Second, try to craft conditions in ways that provide benefits or concessions to your counterpart, if possible. For example, Paul Ryan’s insistence on party unity offered clear benefits not only to him but also to House Republicans as a group. And in exchange for accepting the job only on the condition that he have weekends off to be with his family, he promised to spend more time communicating the party’s message, a valuable concession to his counterparts. Even when you have the power to get what you want from a negotiation, your efforts to help your counterparts get what they want will pay off in the form of stronger relationships and more lasting deals.

Sidebar

Paul Ryan takes on the “flexibility stigma”

Though many observers praised Representative Paul Ryan for negotiating to protect his time with his family, some called his stance hypocritical given that he had voted against federal policies on family leave during his time in the House. But Ryan’s condition regarding family time could contribute to positive shifts in the way that men manage their work-life balance.

Both men and women recognize that they face a “flexibility stigma” for negotiating or taking advantage of unconventional work arrangements, says Joan C. Williams, director of the Center for WorkLife Law at the University of California. Interestingly, men may face even greater penalties for negotiating for flexible hours and assignments than women do because their behavior violates traditional expectations of men working long hours at the office while their wives take care of the children.
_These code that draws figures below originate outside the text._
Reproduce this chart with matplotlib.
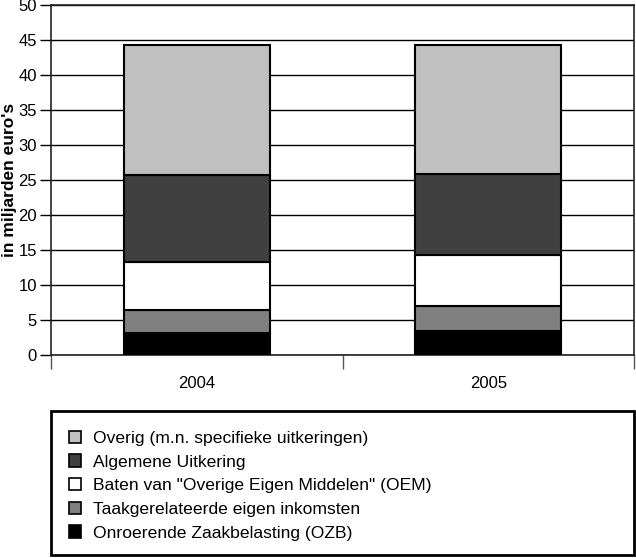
import matplotlib.pyplot as plt
from matplotlib.patches import Rectangle, Patch
import numpy as np

plt.rcParams['font.family'] = ['Liberation Sans', 'DejaVu Sans']

jaren = ['2004', '2005']
ozb = [3.1, 3.5]
taak = [3.3, 3.5]
oem = [6.9, 7.3]
algemeen = [12.4, 11.5]
overig = [18.6, 18.5]

reeksen = [
    ('Onroerende Zaakbelasting (OZB)', ozb, '#000000'),
    ('Taakgerelateerde eigen inkomsten', taak, '#808080'),
    ('Baten van "Overige Eigen Middelen" (OEM)', oem, '#ffffff'),
    ('Algemene Uitkering', algemeen, '#404040'),
    ('Overig (m.n. specifieke uitkeringen)', overig, '#c0c0c0'),
]

fig = plt.figure(figsize=(6.36, 5.58), dpi=100)
ax = fig.add_axes([51/636, 1-355/558, 583/636, 350/558])

x = np.arange(len(jaren))
onder = np.zeros(len(jaren))
for naam, waarden, kleur in reeksen:
    ax.bar(x, waarden, 0.5, bottom=onder, color=kleur, edgecolor='black',
           linewidth=1.5, zorder=3)
    onder += np.array(waarden)

ax.set_xlim(-0.5, 1.5)
ax.set_ylim(0, 50)
ax.set_yticks(range(0, 51, 5))
ax.yaxis.grid(True, color='black', linewidth=1.0, zorder=0)
ax.set_axisbelow(True)
ax.tick_params(axis='y', length=8, width=1, labelsize=12, pad=2)

# tick marks tussen de categorieen, labels in het midden
ax.set_xticks([-0.5, 0.5, 1.5])
ax.set_xticklabels([])
ax.tick_params(axis='x', length=10, width=1, color='#555555')
ax.set_xticks(x, minor=True)
ax.set_xticklabels(jaren, minor=True, fontsize=12)
ax.tick_params(axis='x', which='minor', length=0, pad=15)

for s in ax.spines.values():
    s.set_linewidth(1.2)
    s.set_color('#222222')

ax.set_ylabel("in miljarden euro's", fontsize=12.5, fontweight='bold', labelpad=1)

# legenda in een eigen kader
fig.patches.append(Rectangle((51/636, 3/558), 583/636, 144/558,
                             transform=fig.transFigure, fill=False,
                             edgecolor='black', linewidth=2))
handles = [Patch(facecolor=k, edgecolor='black', linewidth=1.2, label=n)
           for n, w, k in reversed(reeksen)]
fig.legend(handles=handles, loc='upper left',
           bbox_to_anchor=(60/636, 1-422/558), frameon=False, borderpad=0,
           fontsize=12.6, handlelength=0.7, handleheight=0.7,
           handletextpad=0.7, labelspacing=0.48)

fig.savefig('out.png', dpi=100)
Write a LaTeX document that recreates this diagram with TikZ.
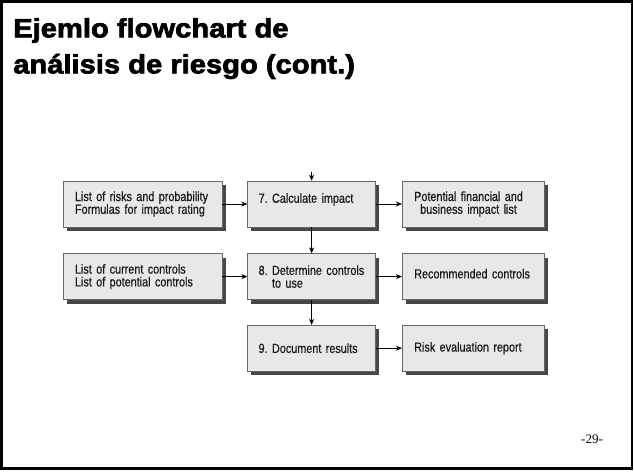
\documentclass[tikz,border=0pt]{standalone}
\usepackage{fontspec}
\usetikzlibrary{arrows.meta,shadows,positioning,calc}
\newfontfamily\headfont[FakeStretch=1.1,FakeBold=2.6]{Liberation Sans}
\newfontfamily\boxfont[FakeStretch=0.82,FakeBold=0.5]{Liberation Sans}
\newfontfamily\pagefont{Liberation Serif}

\begin{document}
\begin{tikzpicture}[x=1pt,y=-1pt,
	box/.style={draw=black!60,fill=black!9,line width=.6pt,
		drop shadow={shadow xshift=3.5pt,shadow yshift=-4pt,fill=black!72,opacity=1},
		text=black!90,font=\boxfont\fontsize{13.2}{12.8}\selectfont\frenchspacing,
		align=left,inner xsep=12pt,minimum height=46pt},
	colA/.style={box,text width=135pt,inner xsep=12pt},
	colB/.style={box,text width=106pt,inner xsep=11pt},
	colC/.style={box,text width=118pt,inner xsep=12pt},
	arr/.style={-{Stealth[length=6pt,width=5pt]},line width=.6pt}]
	\useasboundingbox (0,0) rectangle (634,473);
	\draw[line width=2.2pt] (1.5,1.5) rectangle (632,468.5);
	%
	\node[anchor=north west,inner sep=0,align=left,
		font=\headfont\bfseries\fontsize{26.5}{36}\selectfont] (title) at (13,18)
		{Ejemlo flowchart de\\análisis de riesgo (cont.)};
	\node[anchor=base west,inner sep=0,font=\pagefont\fontsize{13}{13}\selectfont] (page) at (581,443) {-29-};
	%
	\node[colA] (risks) at (142.5,204) {List of risks and probability\\Formulas for impact rating};
	\node[colB,right=25pt of risks,text depth=12pt] (calc) {7. Calculate impact};
	\node[colC,right=26pt of calc] (impact) {Potential financial and\\\hspace*{6pt}business impact list};
	\node[colA,below=26pt of risks] (ctrls) {List of current controls\\List of potential controls};
	\node[colB,below=26pt of calc] (det) {8. Determine controls\\\hphantom{8. }to use};
	\node[colC,below=26pt of impact,text depth=6pt] (rec) {Recommended controls};
	\node[colB,below=25pt of det] (doc) {9. Document results};
	\node[colC,below=25pt of rec] (report) {Risk evaluation report};
	\coordinate (in) at ($(calc.north)+(0,9pt)$);
	%
	\draw[arr] (in) -- (calc);
	\draw[arr] (risks) -- (calc);
	\draw[arr] (calc) -- (impact);
	\draw[arr] (calc) -- (det);
	\draw[arr] (ctrls) -- (det);
	\draw[arr] (det) -- (rec);
	\draw[arr] (det) -- (doc);
	\draw[arr] (doc) -- (report);
\end{tikzpicture}
\end{document}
That may explain why men typically don’t ask for or advertise extra time with their families, instead choosing to slip away from work for a school function or answer emails at home, according to Harvard University professor Claudia Goldin. Women, by contrast, are more likely to make use of official flexibility policies or negotiate for time away from the office.

By negotiating explicitly to make his family time sacred, Ryan may have helped reduce some of the stigma men face for asking for flexible work arrangements and opened up new negotiation possibilities in the workplace.